Instructions to follow:
Each line from the top of the listing through the one holding "var yAxisTitle = 'Percent" should be restated word for word, with nothing added and no pictures.

Provided information:
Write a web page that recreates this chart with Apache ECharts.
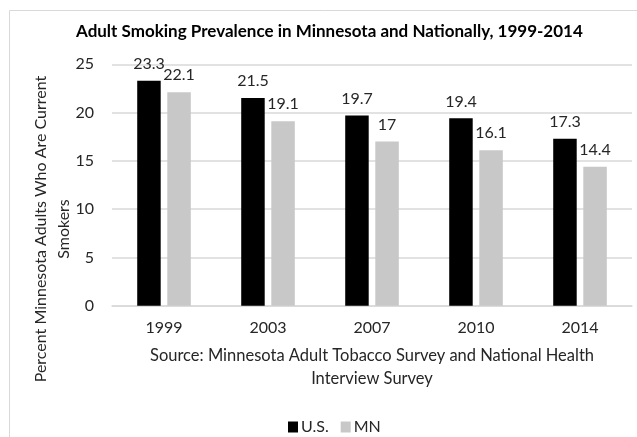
<!DOCTYPE html>
<html>
<head>
<meta charset="utf-8">
<script src="https://cdn.jsdelivr.net/npm/echarts@6/dist/echarts.min.js"></script>
<style>
html,body{margin:0;padding:0;background:#fff;}
#chart{width:637px;height:437px;}
</style>
</head>
<body>
<div id="chart"></div>
<script>
var categories = ['1999', '2003', '2007', '2010', '2014'];
var usValues = [23.3, 21.5, 19.7, 19.4, 17.3];
var mnValues = [22.1, 19.1, 17, 16.1, 14.4];
var seriesNames = ['U.S.', 'MN'];
var titleText = 'Adult Smoking Prevalence in Minnesota and Nationally, 1999-2014';
var xAxisTitle = 'Source: Minnesota Adult Tobacco Survey and National Health\nInterview Survey';
var yAxisTitle = 'Percent Minnesota Adults Who Are Current\nSmokers';

var FONT = 'Lato';
var chart = echarts.init(document.getElementById('chart'), null, {renderer: 'canvas'});
var labelStyle = {
  show: true, position: 'top', distance: 9,
  fontFamily: FONT, fontSize: 16, color: '#262626'
};
chart.setOption({
  animation: false,
  backgroundColor: '#fff',
  title: {
    text: titleText,
    left: 76,
    top: 23,
    padding: 0,
    textStyle: {fontFamily: FONT, fontWeight: 'bold', fontSize: 17, color: '#000'}
  },
  legend: {
    data: seriesNames,
    left: 283,
    top: 414,
    itemWidth: 10,
    itemHeight: 11,
    itemGap: 12,
    icon: 'rect',
    textStyle: {fontFamily: FONT, fontSize: 16, color: '#262626', padding: [0, 0, 0, -2]}
  },
  grid: {left: 112, right: 5, top: 64.3, bottom: 131.3, containLabel: false},
  xAxis: {
    type: 'category',
    data: categories,
    name: xAxisTitle,
    nameLocation: 'middle',
    nameGap: 38,
    nameTextStyle: {fontFamily: FONT, fontSize: 16.5, color: '#262626', lineHeight: 23},
    axisLine: {lineStyle: {color: '#d9d9d9', width: 1.5}},
    axisTick: {show: false},
    axisLabel: {fontFamily: FONT, fontSize: 16, color: '#262626', margin: 14}
  },
  yAxis: {
    type: 'value',
    min: 0, max: 25, interval: 5,
    axisLine: {show: false},
    axisTick: {show: false},
    splitLine: {lineStyle: {color: '#d9d9d9', width: 1.5}},
    axisLabel: {fontFamily: FONT, fontSize: 16, color: '#262626', margin: 18}
  },
  series: [
    {
      name: seriesNames[0], type: 'bar', data: usValues,
      barWidth: 23.5, barGap: '28%',
      itemStyle: {color: '#000000'},
      label: labelStyle
    },
    {
      name: seriesNames[1], type: 'bar', data: mnValues,
      barWidth: 23.5,
      itemStyle: {color: '#c8c8c8'},
      label: labelStyle
    }
  ],
  graphic: [
    {
      type: 'rect', silent: true, z: -1,
      shape: {x: 9.5, y: 10.5, width: 700, height: 500},
      style: {fill: 'none', stroke: '#d9d9d9', lineWidth: 1}
    },
    {
      type: 'text', x: 52, y: 229, rotation: Math.PI / 2,
      style: {
        text: yAxisTitle, fontFamily: FONT, fontSize: 16, fill: '#262626',
        align: 'center', verticalAlign: 'middle', lineHeight: 23
      }
    }
  ]
});
</script>
</body>
</html>
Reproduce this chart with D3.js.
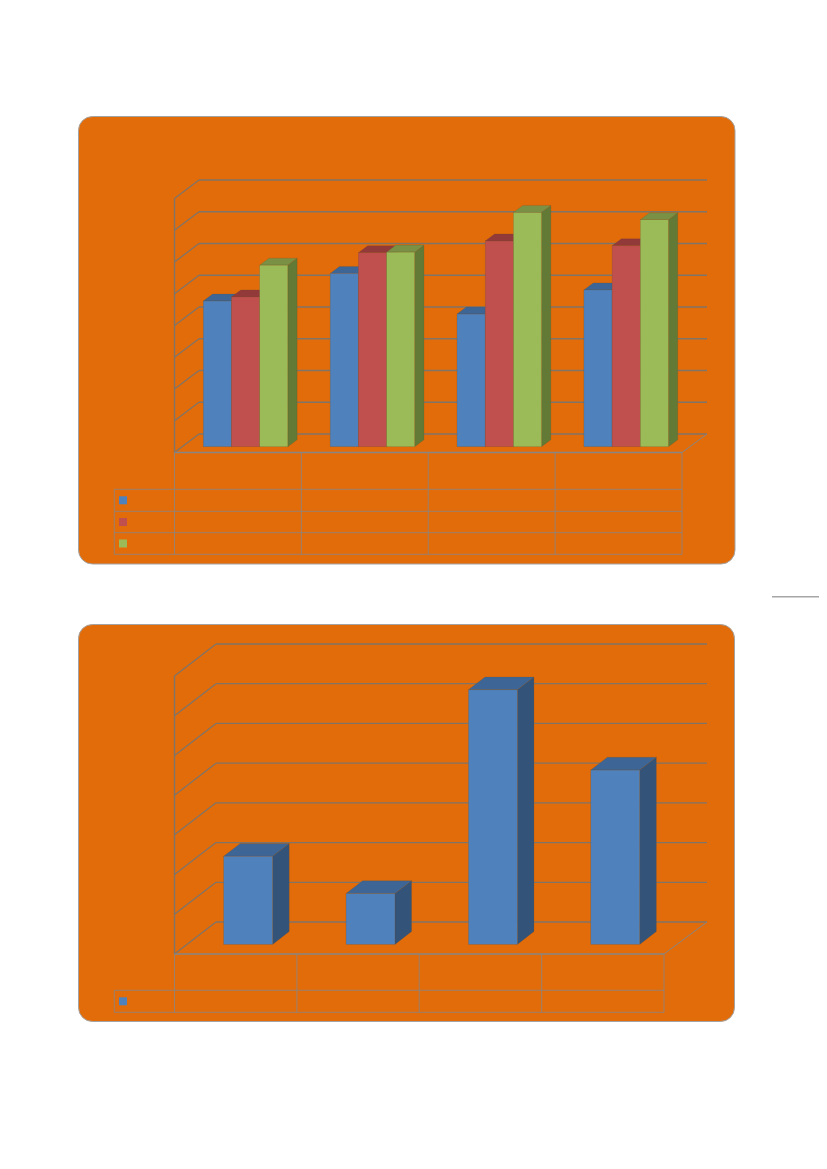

Output below:
Write a web page that recreates this chart with Apache ECharts.
<!DOCTYPE html>
<html>
<head>
<meta charset="utf-8">
<script src="https://cdn.jsdelivr.net/npm/echarts@6/dist/echarts.min.js"></script>
<style>
html,body{margin:0;padding:0;background:#fff;}
#chart{width:637px;height:437px;}
</style>
</head>
<body>
<div id="chart"></div>
<script>
var categories = ['1999', '2003', '2007', '2010', '2014'];
var usValues = [23.3, 21.5, 19.7, 19.4, 17.3];
var mnValues = [22.1, 19.1, 17, 16.1, 14.4];
var seriesNames = ['U.S.', 'MN'];
var titleText = 'Adult Smoking Prevalence in Minnesota and Nationally, 1999-2014';
var xAxisTitle = 'Source: Minnesota Adult Tobacco Survey and National Health\nInterview Survey';
var yAxisTitle = 'Percent Minnesota Adults Who Are Current\nSmokers';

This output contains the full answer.